As we walked into the clearing and I saw the words “VILNA” in big bold letters, it was too much for me. The tears streamed down my face as I started to sob. It was so hard to look at the words. It was as if I was staring at all of the lives that were stopped short. I stood, one hand on April, the other holding onto “VILNA” and I cried.

Jared and Menachem lead us in a wonderful conversation about the xyz. I was inspired by many of the interpretations from our group, and how moved much of the group was by what they were witnessing. Before we left, I reached up to the ledge just above the the words Vilna, and I placed two rocks, one for Grandpa, the other for Grandma. I was here, I had witnessed, and I had cried.

We walked slowly from the Valley of the Communities to the Garden of the Righteous Among the Nations. We talked and shared more . . . and April and I searched for the list of Danish individuals who had saved Jews during the Shoah. The list was small, not because Denmark abandoned their Jewish brothers and sisters, rather the opposite. The entire country, from doctors to fisherman to priests, banned together to save their neighbors. A tree has been planted in the Garden of the Righteous Among the Nations that represents the work of the entire country of Denmark.

From the Garden of the Righteous Among the Nations we walked beneath a rail car used to transport Jews to the various death camps . . . the rail car sat perched on a steel bridge among us, piercing the beautiful garden with the bridges’ cold steel. We sat below the train car, able to look, but not feel its chipped paint. It seemed to demonstrate that no matter how much we learn and remember, we can never know what it must have been like . . . We can never truly understand. How can we?

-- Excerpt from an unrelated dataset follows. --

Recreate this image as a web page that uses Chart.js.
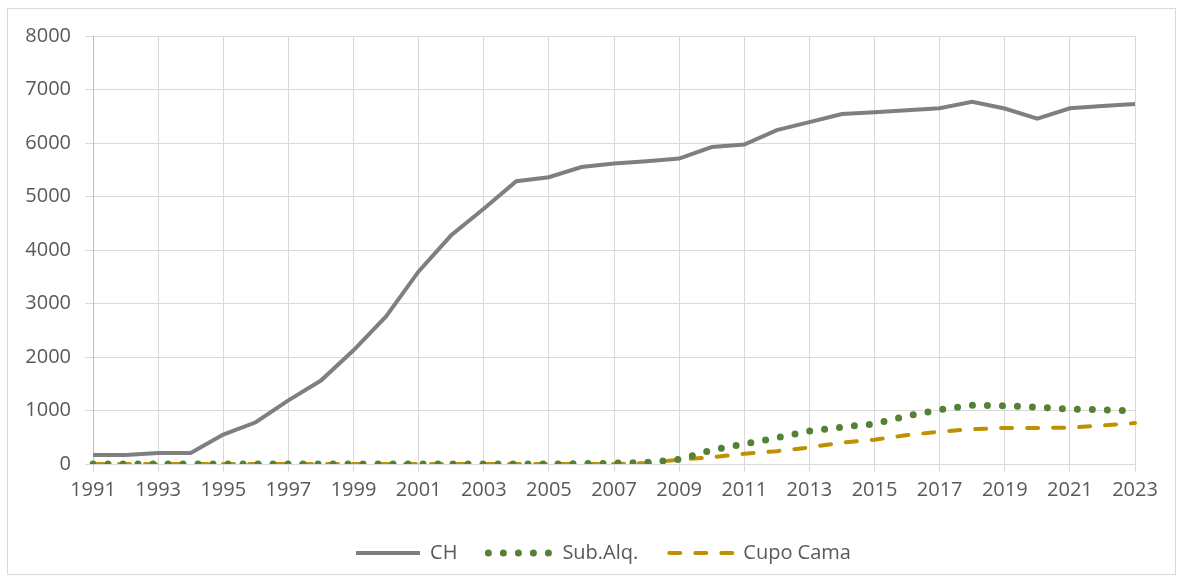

At last we reached the final stop . . . my stop . . . I began to tremble and sob as the Partisan Panorama came into view. It is an iron tree, with bodies for leaves, erected overlooking the valley below. I had come to bear witness to my Grandfather’s courage and determination as a partisan fighter and a member of the United Partisan Organization. He fought in the forests and alleys of Vilna, and participated in the liberation of Vilna. I had come to testify . . . to tell the world that my Grandfather did not, would not, go silently into night. Menachem opened this moment as only he can, with tenderness and warmth . . . and then I stood there. In front of our small group, all eyes on me. As I unfolded the piece of paper with my few scribbled notes I began to shake uncontrollably. Tears streaming down my face, my knees buckled, and I didn’t think I could do it. I had never spoken to anyone publicly about my grandfather’s story. But this just wasn’t his story, it was my story . . . He fought in the forests outside of Vilna not just for himself, but for me. He was my hero . . . He was a hero to us all. I cried and spoke about who he was, and what he did for us. We all cried. But I don’t think we cried out of sadness, rather because my Grandfather’s story is a story of hope. Finding hope in seemingly hopeless situations. In Israel, where we are faced with so many challenges, it can feel so overwhelming and hopeless. In spite of everything, there is so much hope and potential. You can see it and feel it . . . we can make Israel the home we want and need it to be. Like the Partisan song Zog Nit Keyn Mol . . . This is not the final road for us, nor for my grandfather’s story . . . We have so much beauty to create here in Israel . . . We have so much work to do, to built the world we yearn for . . . We are here! And this is only the beginning.